Morouns are poor ambassadors to Canada, Michigan

11/2/2012
BY JACK LESSENBERRY
BLADE OMBUDSMAN

DETROIT — Manuel “Matty” Moroun is 85 years old and is worth, according to Forbes magazine, at least $1.5 billion. But that’s evidently not enough. So he is attempting to buy the Michigan Constitution to preserve his monopoly of truck traffic over the Detroit River.

Make that: buy himself a personal amendment.

If Michigan voters believe TV commercials on which Mr. Moroun has spent millions of dollars to flood the airwaves, he just might succeed.

Succeed, that is, in denying Michigan a new bridge between Detroit and Windsor, Ontario, that business interests say they need — a bridge that would cost Michigan nothing, because Canada would assume all the costs and liabilities. The bridge would create more than 10,000 new jobs, many of them high-paying and some permanent.

The bridge, known as the New International Trade Crossing, would cause Washington to give Michigan $2.2 billion in badly needed federal highway matching funds.

It also would provide necessary backup for the Ambassador Bridge, which was built in 1929 and is, some fear, nearing the end of its useful life. The bridge was not designed for modern, heavy tractor-trailers, and is increasingly showing signs of wear.

You would not know any of that, however, from any of the ads the Morouns — Manuel, his wife, Nora, and son Matthew — have been running almost nonstop in most Michigan media markets.

Independent analysts say these may just be the most fraudulent political ads that anyone can remember.

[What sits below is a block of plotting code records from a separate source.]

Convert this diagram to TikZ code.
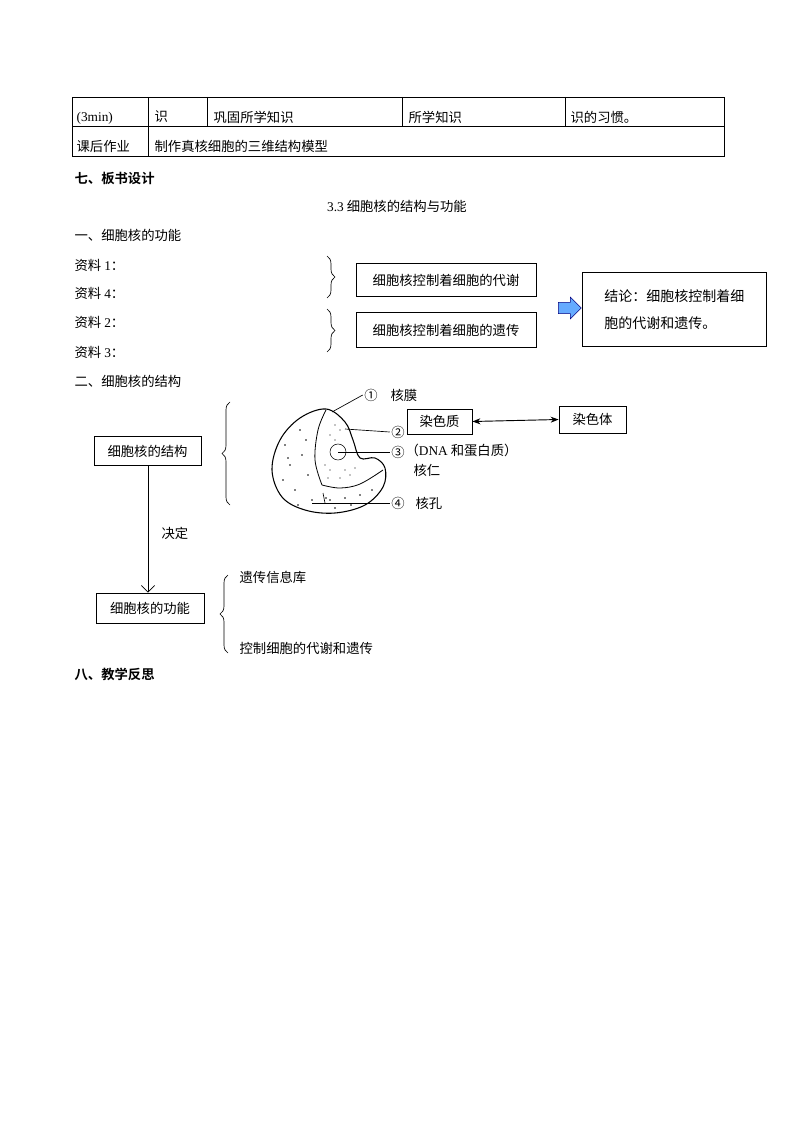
\documentclass[tikz,border=0pt]{standalone}
\usepackage{fontspec}
\setmainfont{Liberation Serif}
\newfontfamily\cjk{Noto Sans CJK SC}
\newfontfamily\cjkb{Noto Sans CJK SC Bold}
\usetikzlibrary{arrows.meta,decorations.pathreplacing,shapes.arrows}
\begin{document}
\begin{tikzpicture}[x=0.75pt,y=-0.75pt,
  every node/.style={font=\cjk\fontsize{10pt}{12pt}\selectfont,inner sep=1pt},
  txt/.style={anchor=west},
  box/.style={draw,thick,line width=0.6pt,inner sep=0pt},
  brace/.style={decorate,decoration={brace,amplitude=6pt},line width=0.5pt}]
\useasboundingbox (0,0) rectangle (794,1123);
% table
\draw[line width=0.6pt] (72,97) rectangle (724,156) (72,126) -- (724,126);
\foreach \x in {148,207,402,565} \draw[line width=0.6pt] (\x,97) -- (\x,126);
\draw[line width=0.6pt] (148,126) -- (148,156);
\node[txt] (t1) at (75,118) {\rmfamily(3min)};
\node[txt] (t2) at (153,117) {识};
\node[txt] (t3) at (212,117) {巩固所学知识};
\node[txt] (t4) at (407,117) {所学知识};
\node[txt] (t5) at (569,117) {识的习惯。};
\node[txt] (t6) at (75,146) {课后作业};
\node[txt] (t7) at (153,146) {制作真核细胞的三维结构模型};
\node[txt,font=\cjkb\fontsize{10pt}{12pt}\selectfont] (h7) at (73,178) {七、板书设计};
\node (title) at (397,206) {{\rmfamily 3.3} 细胞核的结构与功能};
\node[txt] (h1) at (73,235) {一、细胞核的功能};
\node[txt] (z1) at (73,265) {资料 {\rmfamily 1}：};
\node[txt] (z4) at (73,293) {资料 {\rmfamily 4}：};
\node[txt] (z2) at (73,322) {资料 {\rmfamily 2}：};
\node[txt] (z3) at (73,352) {资料 {\rmfamily 3}：};
\draw[brace] (327,256) -- (327,298);
\draw[brace] (327,309) -- (327,352);
\node[box,minimum width=180pt*0.75,minimum height=33pt*0.75] (b1) at (446,280) {细胞核控制着细胞的代谢};
\node[box,minimum width=180pt*0.75,minimum height=35pt*0.75] (b2) at (446,330) {细胞核控制着细胞的遗传};
\node[single arrow,draw=blue!50!black,fill=blue!55!cyan!60,minimum height=17pt,minimum width=16pt,single arrow head extend=2pt,inner sep=2pt] (ar) at (567,308) {};
\node[box,minimum width=184pt*0.75,minimum height=74pt*0.75,align=left,anchor=north west,font=\cjk\fontsize{10.5pt}{20pt}\selectfont,inner sep=6pt] (con) at (582,272) {结论：细胞核控制着细\\胞的代谢和遗传。};
% part 2
\node[txt] (h2) at (73,381) {二、细胞核的结构};
\node[box,minimum width=107pt*0.75,minimum height=29pt*0.75] (s) at (147.5,451) {细胞核的结构};
\draw[brace] (230,505) -- (230,402);
\node[box,minimum width=108pt*0.75,minimum height=30pt*0.75] (f) at (150,608) {细胞核的功能};
\draw[-{Straight Barb[length=5pt]},line width=0.5pt] (s.south -| 148,0) -- (f.north -| 148,0);
\node[txt] (jd) at (160,533) {决定};
\draw[brace] (228,653) -- (228,575);
\node[txt] (g1) at (238,577) {遗传信息库};
\node[txt] (g2) at (238,648) {控制细胞的代谢和遗传};
% cell
\draw[line width=0.8pt] plot[smooth cycle,tension=0.6] coordinates {(326,409) (300,418) (280,440) (272,470) (282,497) (305,510) (335,513) (365,505) (383,487) (385,468) (375,458) (360,458) (353,440) (345,422)};
\draw[line width=0.6pt] plot[smooth,tension=0.6] coordinates {(326,410) (318,430) (315,460) (322,485)};
\draw[line width=0.6pt] plot[smooth,tension=0.6] coordinates {(322,485) (340,488) (360,484) (383,470)};
\draw (338,452) circle (8);
\foreach \p in {(285,445),(290,465),(283,480),(295,490),(300,430),(302,455),(308,475),(312,500),(330,500),(345,498),(360,495),(372,490),(298,505),(335,508),(288,458),(306,440),(326,498),(351,505)}
  \fill \p circle (0.9);
\foreach \p in {(330,435),(335,440),(340,430),(325,465),(330,470),(345,470),(355,468),(350,475),(340,478),(328,478),(335,425)}
  \fill \p circle (0.6);
\node (n1) at (371,395) {①};
\node[txt] (l1) at (389,395) {核膜};
\draw[line width=0.5pt] (332,412) -- (n1.west);
\node[box,minimum width=65pt*0.75,minimum height=25pt*0.75] (rsz) at (439.5,421.5) {染色质};
\node[box,minimum width=67pt*0.75,minimum height=27pt*0.75] (rst) at (592.5,419.5) {染色体};
\draw[{Stealth[length=6pt]}-{Stealth[length=6pt]},line width=0.7pt] (rsz.east) -- (rst.west);
\node (n2) at (398,432) {②};
\draw[line width=0.5pt] (345,429) -- (n2.west);
\node (n3) at (398,452) {③};
\draw[line width=0.5pt] (338,452) -- (n3.west);
\node[txt] (dna) at (404,450) {（{\rmfamily DNA} 和蛋白质）};
\node[txt] (hr) at (412,470) {核仁};
\node (n4) at (398,503) {④};
\draw[line width=0.5pt] (312,503) -- (n4.west);
\draw[line width=0.5pt] (323,493) -- (325,503);
\node[txt] (kk) at (414,503) {核孔};
\node[txt,font=\cjkb\fontsize{10pt}{12pt}\selectfont] (h8) at (73,674) {八、教学反思};
\end{tikzpicture}
\end{document}
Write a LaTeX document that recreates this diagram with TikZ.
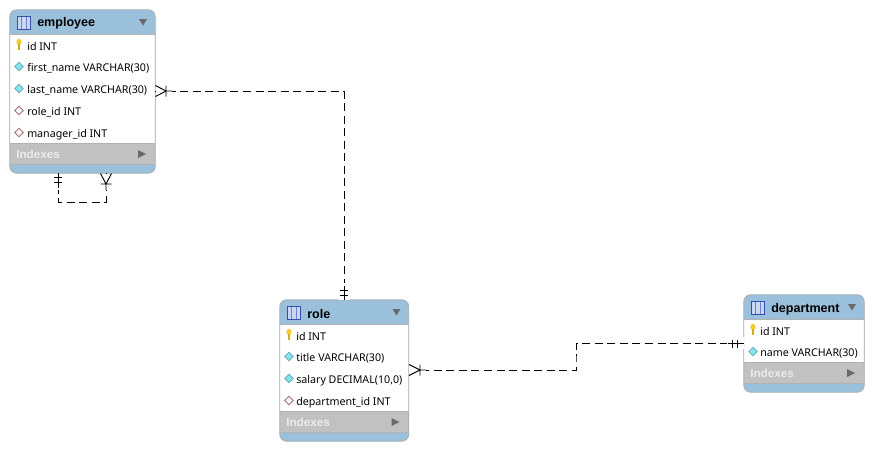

The Morouns don’t care about criticism; they want to persuade Michigan voters to vote yes on Proposal 6. This summer, the Moroun family paid $4.6 million to mainly out-of-state canvassers to collect signatures to put its amendment on the ballot.

The campaign theme is “The People Should Decide.” If voters approve it, the amendment would require a statewide vote before Michigan could do so much as spend a dollar to sketch a new bridge on a legal pad. The goal is to make sure the money-generating Ambassador Bridge is the only game in town.

“You should believe nothing said in those ads, because none of what they say is true, none of it,” said Roy Norton, Canada’s consul general in Detroit. Mr. Norton, 58, is a mild-mannered diplomat who has spent years working behind the scenes in high-level posts in Washington and Ottawa.

Normally, diplomats are unwilling to attack anyone publicly, much less a citizen of an allied country. But, Mr. Norton notes, he has never seen anyone like the Morouns. “They are so pathological in their lying that they no longer submit their lies to any kind of logic test before they go directly onto the airwaves,” he said.

“They say the New International Trade Crossing will cost the State of Michigan,” Mr. Norton added. “Sometimes they say $2 billion. Lately, they’ve been saying $8 billion. They say it will use Chinese steel. All lies.”

Observers who have analyzed the bridge deal, including the Center for Michigan and the Citizens’ Research Council, concluded that Canada’s consul general is correct.

The Canadian government feels a new bridge is so important to Canada’s continued prosperity, it will provide the estimated $550 million the project would cost Michigan. The state would eventually repay Canada out of its share of toll revenues.

Michigan Gov. Rick Snyder announced a new bridge would be a priority soon after he took office at the start of last year. Partly, it was a matter of national security. The aging Ambassador Bridge is the only structure between Port Huron, Mich., and Buffalo that can move than $100 billion in heavy manufacturing components across the river annually.

Mr. Snyder turned to the Legislature for approval, only to find that the Morouns have heavily contributed to the campaigns and pet causes of virtually every key committee chairman. The governor could not even get lawmakers to hold a vote on a new bridge.

Frustrated, he used a little-known clause in the state Constitution and signed an “interlocal agreement” with Canada to build the bridge about two miles south of the Ambassador.

The site was chosen because it would allow trucks to move swiftly between Canadian and American freeways. Incensed, the Morouns launched their campaign to stop all future bridges.

The governor and Canadian officials say they intend to build the New International Trade Crossing even if Proposal 6 passes. They contend it can’t apply to a bridge already in the works.

But in an interview, Mr. Norton conceded that passing the amendment would almost certainly lead to court battles and delays.

He is also annoyed that U.S. business interests haven’t spent more to counter the Morouns’ staggeringly lavish propaganda campaign. The Ambassador Bridge’s owners have spent $31.3 million of their own money on their campaign. Opponents have cobbled together barely $1 million.

Mr. Norton thinks it would be hard to overstate the issue’s importance. “The Morouns, you see, are hostage takers,“ he told an audience at Central Michigan University on Oct. 29.

“They’re quite prepared to take hostage the employment prospects of workers who produce 25 percent of the world’s largest two-way trade relationship, and maximize their monopoly profits for as long as they can,” he said. “Then, when their bridge is no longer functional, it will be a catastrophic problem for everyone else.”

On Election Day, the people will decide.